France

Co-organisée par une ONG saoudienne, une conférence sur le dialogue interreligieux suscite le tollé

La participation du Saoudien Mohammed Al-Issa à une conférence sur le dialogue interreligieux organisée à Paris passe mal. Cet ancien ministre de la Justice est accusé, entre autres, d'être derrière de nombreuses exécutions capitales.

Ce 17 septembre, le palais Brongniart a été l’hôte d'une «conférence internationale pour la paix et la solidarité» co-organisée par la Fondation de l’islam de France (FIF) et la controversée Ligue islamique mondiale (LIM). Cette organisation est en effet souvent considérée comme le bras diplomatique du royaume saoudien et un instrument de diffusion du wahhabisme.

De quoi susciter les vives critiques de plusieurs responsables politiques, mais également de l'Observatoire national contre l'islamophobie. L’instance liée au Conseil français du culte musulman (CFCFM) avait appelé, quelques jours avant la tenue de l’événement, «les responsables des autres cultes à ne pas cautionner, par leur présence, cette initiative». Selon elle, la LIM incarne un islam «pas représentatif des musulmans de France et qui n'est [pas] compatible [...] avec les valeurs de la République». Du côté de l’Elysée et de Matignon, le silence est de mise. Annoncés dans une première version du programme de la rencontre, Emmanuel Macron ainsi qu’Edouard Philippe se sont bornés à démentir toute participation.

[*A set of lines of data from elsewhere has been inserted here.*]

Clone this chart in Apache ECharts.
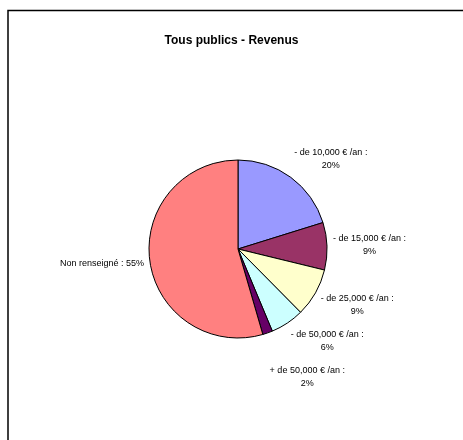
<!DOCTYPE html>
<html lang="fr">
<head>
<meta charset="utf-8">
<title>Tous publics - Revenus</title>
<script src="https://cdn.jsdelivr.net/npm/echarts@6/dist/echarts.min.js"></script>
<style>
  html, body { margin: 0; padding: 0; background: #fff; }
  #chart { width: 463px; height: 440px; }
</style>
</head>
<body>
<div id="chart"></div>
<script>
// donnees (parts en %)
var categories = ['- de 10,000 € /an', '- de 15,000 € /an', '- de 25,000 € /an',
                  '- de 50,000 € /an', '+ de 50,000 € /an', 'Non renseigné'];
var values = [20.2, 8.6, 8.8, 6.1, 1.8, 54.5];
var colors = ['#9999FF', '#993366', '#FFFFCC', '#CCFFFF', '#660066', '#FF8080'];

var CX = 238, CY = 249, R = 89;
var total = values.reduce(function (a, b) { return a + b; }, 0);

// angle milieu de chaque part (depuis le haut, sens horaire)
function midAngle(i) {
  var before = 0;
  for (var j = 0; j < i; j++) before += values[j];
  return (before + values[i] / 2) / total * Math.PI * 2;
}

// position naturelle de l'etiquette i, puis on pousse vers le bas si chevauchement
function labelPos(i, w, h) {
  var a = midAngle(i);
  var sx = Math.sin(a), sy = -Math.cos(a);
  var px = CX + (R + 6) * sx, py = CY + (R + 6) * sy;
  var ky = Math.max(-1, Math.min(1, sy * 1.5));
  var y = py + ky * h / 2;
  if (i > 0 && (Math.sin(midAngle(i - 1)) >= 0) === (sx >= 0)) {
    var prev = labelPos(i - 1, w, h);
    if (y < prev.y + h + 10) y = prev.y + h + 10;
  }
  return { x: px + (sx >= 0 ? 1 : -1) * w / 2, y: y };
}

var chart = echarts.init(document.getElementById('chart'));

chart.setOption({
  animation: false,
  title: {
    text: 'Tous publics - Revenus',
    left: 'center',
    top: 30,
    textStyle: { fontFamily: 'Arial, "Liberation Sans"', fontSize: 12, fontWeight: 'bold', color: '#000' }
  },
  graphic: [{
    type: 'rect',
    shape: { x: 8, y: 10.5, width: 470, height: 450 },
    style: { fill: 'none', stroke: '#000', lineWidth: 1.5 },
    silent: true
  }],
  series: [{
    type: 'pie',
    center: [CX, CY],
    radius: R,
    startAngle: 90,
    clockwise: true,
    avoidLabelOverlap: false,
    itemStyle: { borderColor: '#000', borderWidth: 1 },
    emphasis: { disabled: true },
    label: {
      show: true,
      position: 'outside',
      fontFamily: 'Arial, "Liberation Sans"',
      fontSize: 9,
      lineHeight: 13,
      color: '#000',
      formatter: function (p) {
        var pct = Math.round(p.value) + '%';
        // la grande part tient sur une ligne
        return p.dataIndex === categories.length - 1 ? p.name + ' : ' + pct : p.name + ' :\n' + pct;
      }
    },
    labelLine: { show: false },
    labelLayout: function (p) {
      var pos = labelPos(p.dataIndex, p.labelRect.width, p.labelRect.height);
      return { x: pos.x, y: pos.y, align: 'center', verticalAlign: 'middle' };
    },
    data: categories.map(function (c, i) {
      return { name: c, value: values[i], itemStyle: { color: colors[i] } };
    })
  }]
});
</script>
</body>
</html>
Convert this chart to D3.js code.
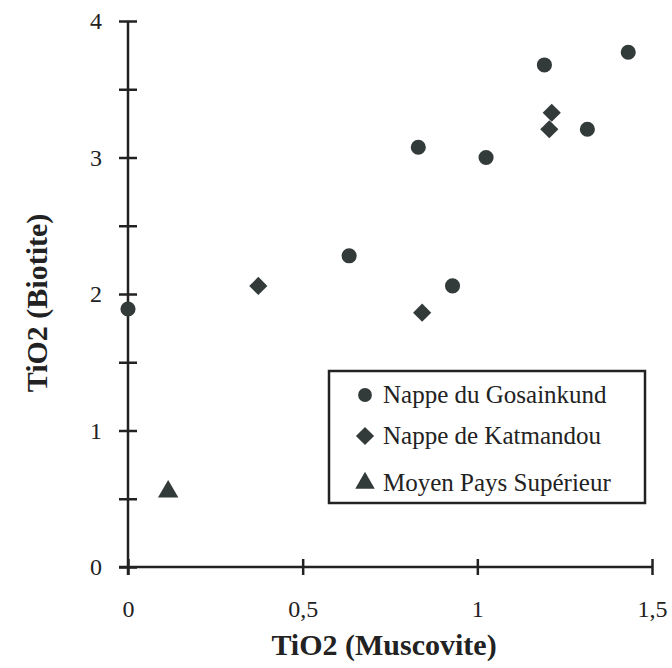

Tous les musulmans en Europe devraient respecter les constitutions, les lois et les cultures des pays où ils vivent

Mais au-delà de la LIM, c’est la participation de son secrétaire général qui suscite nombre de crispations. Mohammed Al-Issa, ancien ministre de la Justice d'Arabie saoudite entre 2009 et 2015, est notamment accusé d’avoir signé de nombreux ordres d’exécution capitale et d’être le «bourreau» de Raif Badawi. Le blogueur a été condamné en 2012à 1 000 coups de fouet et à une peine de dix ans d'emprisonnement pour «insulte à l’islam» et «apostasie». Si des séances de flagellation – par séries de 50 coups – ont bien eu lieu, d'autres ont été annulées à cause de sa santé fragile.  

Mais Mohammed Al-Issa adopte désormais un discours qui tranche radicalement avec les décisions prises par le passé par son ministère : «Nous soutenons totalement le contenu de discours du président français [Emmanuel] Macron en avril dernier quand il a parlé de "l'islam politique"», a-t-il déclaré à l’issue de la conférence.

«Tous les musulmans en Europe devraient respecter les constitutions, les lois et les cultures des pays où ils vivent», a-t-il ajouté. «Ils ne devraient pas accepter l'importation de fatwas et des idées étrangères.» Une soudaine évolution idéologie accueillie favorablement par Ghaleb Bencheikh, président de la Fondation de l'Islam de France. Réagissant au micro de RT France, il a ainsi déclaré : «Il faut savoir reconnaître les changements de cap quand ils sont décidés par des hommes. Les ravages du wahhabo-salafisme sont réels. [Mohammed Al-Issa] en a pris conscience. Je pense qu’il est de mon devoir de faire savoir cette évolution, de l’accompagner et de l’encourager.»

Malgré la polémique autour de cette participation, le grand rabbin de France Haïm Korsia, le président de l’Assemblée des Evêques orthodoxes de France Emmanuel Adamakis ou encore le Grand mufti du Liban Abdelatif Derian ont fait le déplacement. En fin de journée devait être signé un «mémorandum d'entente et d'amitié entre les trois religions monothéistes». Le document comportera des «clauses qui nous font entrer dans l'Histoire», a affirmé Ghaleb Bencheikh.